I just scanned the physorg item and have no access to PRL here. Having said that I fail to see what non-linearities have to offer here, but I am convinved the real explanation is much simpler. In qauntum mechanics it is only possible to use the state once, and therefore you have to measure time after measuring frequency or vice versa. In that situation the frequency measurement changes the signal that is offered to the time measurement or the reverse. This is the situation to which the uncertaintity principle applies. For digitized sound the situation is completely different, you can offer different copies to different operators simulataneously, and therefore it is possible to measure timing and precision simultaneously.
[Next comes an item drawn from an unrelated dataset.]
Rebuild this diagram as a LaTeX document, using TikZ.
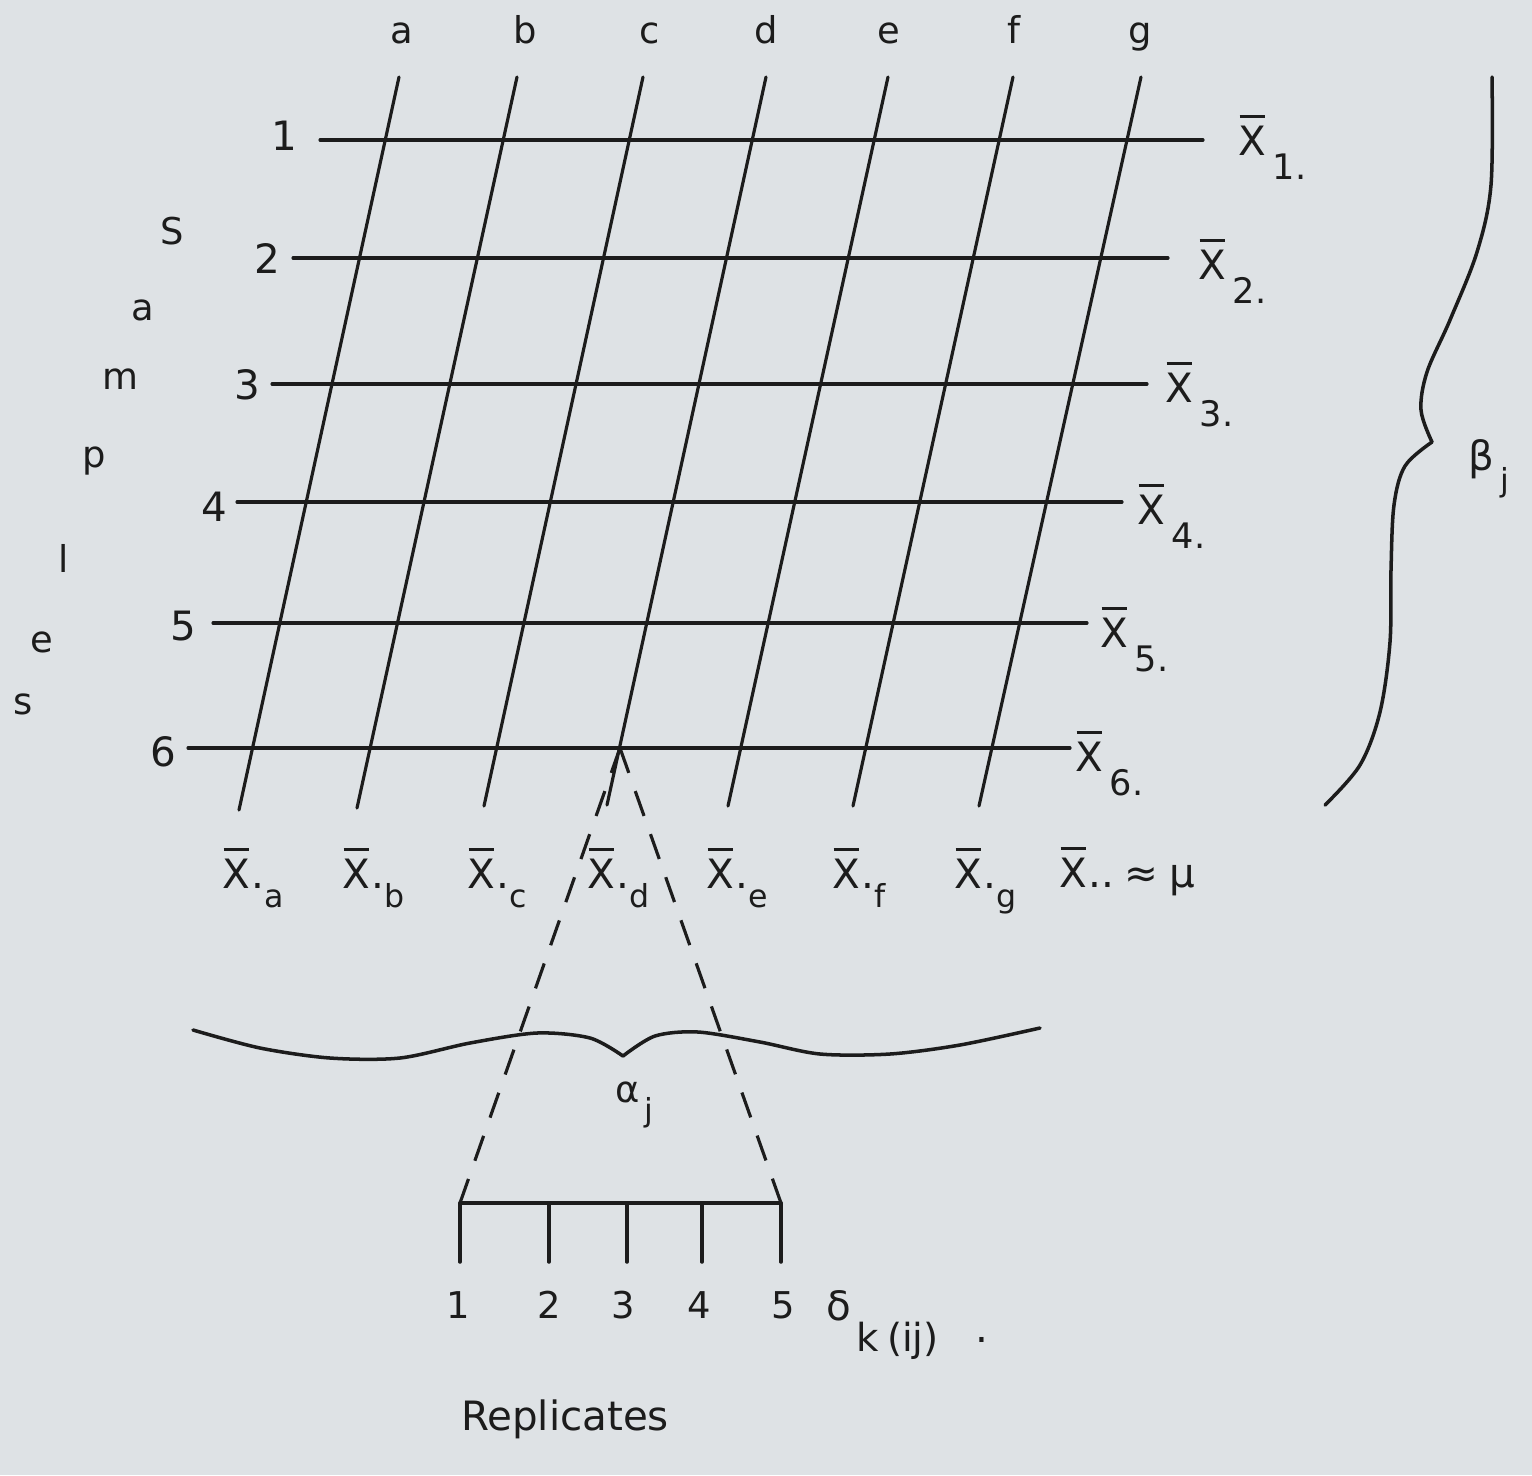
\documentclass[tikz,border=0pt]{standalone}
\usepackage{fontspec}
\setmainfont{DejaVu Sans}
\definecolor{paper}{RGB}{222,226,229}
\definecolor{ink}{RGB}{28,28,28}
\newcommand\myxbar{\leavevmode\vbox{\offinterlineskip\hbox{\kern0.04em\vrule height1.7pt depth0pt width0.62em}\kern4.5pt\hbox{X}}}
\newcommand\subsz{\fontsize{18}{20}\selectfont}
\newcommand\mysub[1]{\raisebox{-14pt}{\fontsize{20}{22}\selectfont #1}}
\begin{document}
\begin{tikzpicture}[x=0.02cm,y=-0.02cm, line cap=round, line join=round,
  every node/.style={inner sep=0pt, outer sep=0pt, text=ink},
  gridline/.style={draw=ink, line width=1.8pt},
  dashline/.style={draw=ink, line width=1.8pt, dash pattern=on 15pt off 11pt, line cap=butt},
  bracepath/.style={draw=ink, line width=2pt},
  big/.style={font=\fontsize{23}{26}\selectfont},
  mid/.style={font=\fontsize{21}{24}\selectfont}]
\fill[paper] (0,0) rectangle (1532,1475);
\useasboundingbox (0,0) rectangle (1532,1475);

% column lines
\foreach \n/\tx/\bx/\by in {a/399/239/810, b/517/357/808, c/643/484/806, d/766/607/805, e/888/728/806, f/1013/853/806, g/1141/979/806} {
  \coordinate (t\n) at (\tx,77);
  \coordinate (b\n) at (\bx,\by);
  \draw[gridline] (t\n) -- (b\n);
}
% column labels
\foreach \n/\x in {a/402,b/525,c/650,d/766,e/889,f/1014,g/1140}
  \node[mid, anchor=base] (lab\n) at (\x,43) {\n};

% row lines
\foreach \r/\xs/\xe/\y in {1/320/1203/140, 2/293/1168/258, 3/272/1147/384, 4/237/1122/502, 5/213/1087/623, 6/188/1070/748} {
  \coordinate (rs\r) at (\xs,\y);
  \coordinate (re\r) at (\xe,\y);
  \draw[gridline] (rs\r) -- (re\r);
}
% row numbers
\foreach \r/\x/\y in {1/284/136, 2/267/258, 3/247/385, 4/214/507, 5/183/626, 6/163/752}
  \node[big] (num\r) at (\x,\y) {\r};
% row means
\foreach \r/\x/\y in {1/1238/155, 2/1198/279, 3/1165/402, 4/1137/524, 5/1100/647, 6/1075/771}
  \node[big, anchor=base west] (rm\r) at (\x,\y) {\myxbar\kern4pt\mysub{\r.}};
% column means
\foreach \n/\x in {a/222,b/342,c/467,d/587,e/706,f/832,g/954}
  \node[big, anchor=base west] (cm\n) at (\x,888) {\myxbar\kern1pt.\raisebox{-11pt}{\subsz\n}};
\node[big, anchor=base west] (grand) at (1059,887) {\myxbar\kern1pt..\kern6pt≈\kern6ptμ};

% Samples
\foreach \c/\x/\y in {S/172/244, a/143/320, m/120/389, p/94/467, l/64/572, e/42/652, s/23/714}
  \node[mid, anchor=base] (sam\c) at (\x,\y) {\c};

% beta brace
\draw[bracepath] plot[smooth, tension=0.55] coordinates {(1492,77) (1491,185) (1477,252) (1450,320) (1427,372) (1421,410) (1432,442)};
\draw[bracepath] plot[smooth, tension=0.55] coordinates {(1432,442) (1405,466) (1394,505) (1391,570) (1390,642) (1380,712) (1360,765) (1325,805)};
\node[big, anchor=base west] (beta) at (1468,470) {β\kern4pt\raisebox{-12pt}{\subsz j}};

% dashed fan
\coordinate (apex) at (620,748);
\coordinate (rl) at (460,1203);
\coordinate (rr) at (781,1203);
\draw[dashline] (apex) -- (rl);
\draw[dashline] (apex) -- (rr);

% alpha brace
\draw[bracepath] plot[smooth] coordinates {(193,1030) (260,1048) (330,1058) (400,1058) (470,1043) (537,1033) (590,1038) (623,1056)};
\draw[bracepath] plot[smooth] coordinates {(623,1056) (655,1036) (698,1032) (760,1042) (820,1054) (890,1054) (960,1045) (1040,1028)};
\node[mid, anchor=base west] (alpha) at (615,1102) {α\kern3pt\raisebox{-11pt}{\subsz j}};

% replicates
\draw[gridline] (rl) -- (rr);
\foreach \k/\x in {1/460,2/549,3/627,4/702,5/781} {
  \coordinate (tk\k) at (\x,1203);
  \coordinate (tb\k) at (\x,1262);
  \draw[gridline, line width=2pt] (tk\k) -- (tb\k);
}
\foreach \k/\x in {1/458,2/549,3/623,4/699,5/783}
  \node[mid, anchor=base] (rep\k) at (\x,1318) {\k};
\node[big, anchor=base west] (delta) at (826,1320) {δ\kern3pt\raisebox{-18pt}{\fontsize{22}{24}\selectfont k\kern5pt(ij)}};
\node[big, anchor=base] (stop) at (982,1342) {.};
\node[big, anchor=base] (replab) at (565,1430) {Replicates};
\end{tikzpicture}
\end{document}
The situation is no different for the cochlea.

Kind regards,
Ronald van Elburg



On 2/16/2013 5:07 PM, Kevin Austin wrote:
Comments?


http://phys.org/news/2013-02-human-fourier-uncertainty-principle.html


(Phys.org)—For the first time, physicists have found that humans can discriminate a sound's frequency (related to a note's pitch) and timing (whether a note comes before or after another note) more than 10 times better than the limit imposed by the Fourier uncertainty principle. Not surprisingly, some of the subjects with the best listening precision were musicians, but even non-musicians could exceed the uncertainty limit. The results rule out the majority of auditory processing brain algorithms that have been proposed, since only a few models can match this impressive human performance.